Stated task
Output the material beneath this task exactly, images excluded.

|---|

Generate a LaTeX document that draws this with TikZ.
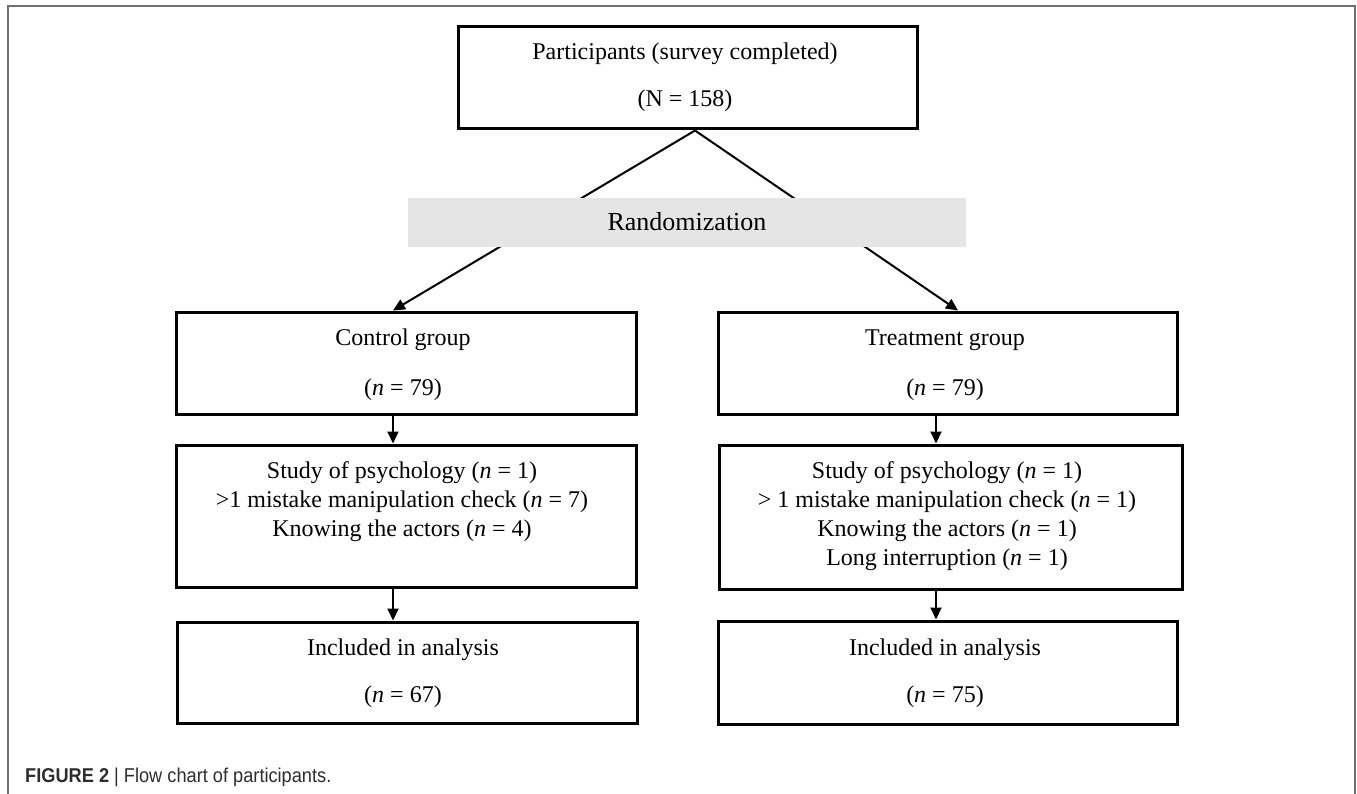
\documentclass[tikz,border=0pt]{standalone}
\usepackage{fontspec}
\setmainfont{Liberation Serif}
\newfontfamily\capfont[FakeStretch=0.91]{Liberation Sans}
\usetikzlibrary{arrows.meta}
\definecolor{randgray}{RGB}{229,229,229}
\definecolor{framegray}{RGB}{112,112,112}
\definecolor{capgray}{RGB}{45,45,45}
\begin{document}
\begin{tikzpicture}[x=1pt,y=-1pt,
  flowbox/.style={draw=black, line width=3pt, rectangle, inner sep=0pt},
  txt/.style={anchor=base, inner sep=0pt, font=\fontsize{24}{29}\selectfont},
  conn/.style={draw=black, line width=2pt, -{Triangle[length=12pt,width=11pt]}}]
\useasboundingbox (0,0) rectangle (1357,794);
% outer frame
\draw[framegray, line width=1.5pt] (8,794) -- (8,6) -- (1355,6) -- (1355,794);
% boxes
\node[flowbox, minimum width=459pt, minimum height=102pt] (top) at (687.5,78) {};
\node[flowbox, minimum width=460pt, minimum height=102pt] (c1) at (406,363) {};
\node[flowbox, minimum width=460pt, minimum height=142pt] (c2) at (406,516) {};
\node[flowbox, minimum width=460pt, minimum height=101pt] (c3) at (407,672.5) {};
\node[flowbox, minimum width=459pt, minimum height=102pt] (t1) at (947.5,363) {};
\node[flowbox, minimum width=463pt, minimum height=144pt] (t2) at (950.5,517) {};
\node[flowbox, minimum width=459pt, minimum height=103pt] (t3) at (947.5,672.5) {};
% connectors
\coordinate (apex) at ([xshift=7.5pt]top.south);
\draw[conn] (apex) -- ([xshift=-13pt]c1.north);
\draw[conn] (apex) -- ([xshift=10.5pt]t1.north);
\draw[conn] ([xshift=-13pt]c1.south) -- ([xshift=-13pt]c2.north);
\draw[conn] ([xshift=-13pt]c2.south) -- ([xshift=-14pt]c3.north);
\draw[conn] ([xshift=-11.5pt]t1.south) -- ([xshift=-14.5pt]t2.north);
\draw[conn] ([xshift=-14.5pt]t2.south) -- ([xshift=-11.5pt]t3.north);
% randomization band (over the lines)
\node[fill=randgray, draw=none, inner sep=0pt, minimum width=558pt, minimum height=49pt] (rand) at (687,222.5) {};
\node[txt, font=\fontsize{26}{31}\selectfont] (randt) at (687,231) {Randomization};
% texts
\node[txt] (topa) at (685,60) {Participants (survey completed)};
\node[txt] (topb) at (685,107) {(N = 158)};
\node[txt] (c1a) at (403,345) {Control group};
\node[txt] (c1b) at (403,395) {(\textit{n} = 79)};
\node[txt] (c2a) at (402,478) {Study of psychology (\textit{n} = 1)};
\node[txt] (c2b) at (402,507) {>1 mistake manipulation check (\textit{n} = 7)};
\node[txt] (c2c) at (402,536) {Knowing the actors (\textit{n} = 4)};
\node[txt] (c3a) at (403,655) {Included in analysis};
\node[txt] (c3b) at (403,702) {(\textit{n} = 67)};
\node[txt] (t1a) at (945,345) {Treatment group};
\node[txt] (t1b) at (945,395) {(\textit{n} = 79)};
\node[txt] (t2a) at (947,478) {Study of psychology (\textit{n} = 1)};
\node[txt] (t2b) at (947,507) {> 1 mistake manipulation check (\textit{n} = 1)};
\node[txt] (t2c) at (947,536) {Knowing the actors (\textit{n} = 1)};
\node[txt] (t2d) at (947,565) {Long interruption (\textit{n} = 1)};
\node[txt] (t3a) at (945,655) {Included in analysis};
\node[txt] (t3b) at (945,702) {(\textit{n} = 75)};
% caption
\node[anchor=base west, inner sep=0pt, text=capgray] (cap) at (25,782)
  {\capfont\fontsize{20}{24}\selectfont\textbf{FIGURE 2} | Flow chart of participants.};
\end{tikzpicture}
\end{document}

|---|

Solution to the problem
Generate a LaTeX document that draws this with TikZ.
\documentclass[tikz,border=0pt]{standalone}
\usepackage{fontspec}
\setmainfont{Liberation Serif}
\newfontfamily\capfont[FakeStretch=0.91]{Liberation Sans}
\usetikzlibrary{arrows.meta}
\definecolor{randgray}{RGB}{229,229,229}
\definecolor{framegray}{RGB}{112,112,112}
\definecolor{capgray}{RGB}{45,45,45}
\begin{document}
\begin{tikzpicture}[x=1pt,y=-1pt,
  flowbox/.style={draw=black, line width=3pt, rectangle, inner sep=0pt},
  txt/.style={anchor=base, inner sep=0pt, font=\fontsize{24}{29}\selectfont},
  conn/.style={draw=black, line width=2pt, -{Triangle[length=12pt,width=11pt]}}]
\useasboundingbox (0,0) rectangle (1357,794);
% outer frame
\draw[framegray, line width=1.5pt] (8,794) -- (8,6) -- (1355,6) -- (1355,794);
% boxes
\node[flowbox, minimum width=459pt, minimum height=102pt] (top) at (687.5,78) {};
\node[flowbox, minimum width=460pt, minimum height=102pt] (c1) at (406,363) {};
\node[flowbox, minimum width=460pt, minimum height=142pt] (c2) at (406,516) {};
\node[flowbox, minimum width=460pt, minimum height=101pt] (c3) at (407,672.5) {};
\node[flowbox, minimum width=459pt, minimum height=102pt] (t1) at (947.5,363) {};
\node[flowbox, minimum width=463pt, minimum height=144pt] (t2) at (950.5,517) {};
\node[flowbox, minimum width=459pt, minimum height=103pt] (t3) at (947.5,672.5) {};
% connectors
\coordinate (apex) at ([xshift=7.5pt]top.south);
\draw[conn] (apex) -- ([xshift=-13pt]c1.north);
\draw[conn] (apex) -- ([xshift=10.5pt]t1.north);
\draw[conn] ([xshift=-13pt]c1.south) -- ([xshift=-13pt]c2.north);
\draw[conn] ([xshift=-13pt]c2.south) -- ([xshift=-14pt]c3.north);
\draw[conn] ([xshift=-11.5pt]t1.south) -- ([xshift=-14.5pt]t2.north);
\draw[conn] ([xshift=-14.5pt]t2.south) -- ([xshift=-11.5pt]t3.north);
% randomization band (over the lines)
\node[fill=randgray, draw=none, inner sep=0pt, minimum width=558pt, minimum height=49pt] (rand) at (687,222.5) {};
\node[txt, font=\fontsize{26}{31}\selectfont] (randt) at (687,231) {Randomization};
% texts
\node[txt] (topa) at (685,60) {Participants (survey completed)};
\node[txt] (topb) at (685,107) {(N = 158)};
\node[txt] (c1a) at (403,345) {Control group};
\node[txt] (c1b) at (403,395) {(\textit{n} = 79)};
\node[txt] (c2a) at (402,478) {Study of psychology (\textit{n} = 1)};
\node[txt] (c2b) at (402,507) {>1 mistake manipulation check (\textit{n} = 7)};
\node[txt] (c2c) at (402,536) {Knowing the actors (\textit{n} = 4)};
\node[txt] (c3a) at (403,655) {Included in analysis};
\node[txt] (c3b) at (403,702) {(\textit{n} = 67)};
\node[txt] (t1a) at (945,345) {Treatment group};
\node[txt] (t1b) at (945,395) {(\textit{n} = 79)};
\node[txt] (t2a) at (947,478) {Study of psychology (\textit{n} = 1)};
\node[txt] (t2b) at (947,507) {> 1 mistake manipulation check (\textit{n} = 1)};
\node[txt] (t2c) at (947,536) {Knowing the actors (\textit{n} = 1)};
\node[txt] (t2d) at (947,565) {Long interruption (\textit{n} = 1)};
\node[txt] (t3a) at (945,655) {Included in analysis};
\node[txt] (t3b) at (945,702) {(\textit{n} = 75)};
% caption
\node[anchor=base west, inner sep=0pt, text=capgray] (cap) at (25,782)
  {\capfont\fontsize{20}{24}\selectfont\textbf{FIGURE 2} | Flow chart of participants.};
\end{tikzpicture}
\end{document}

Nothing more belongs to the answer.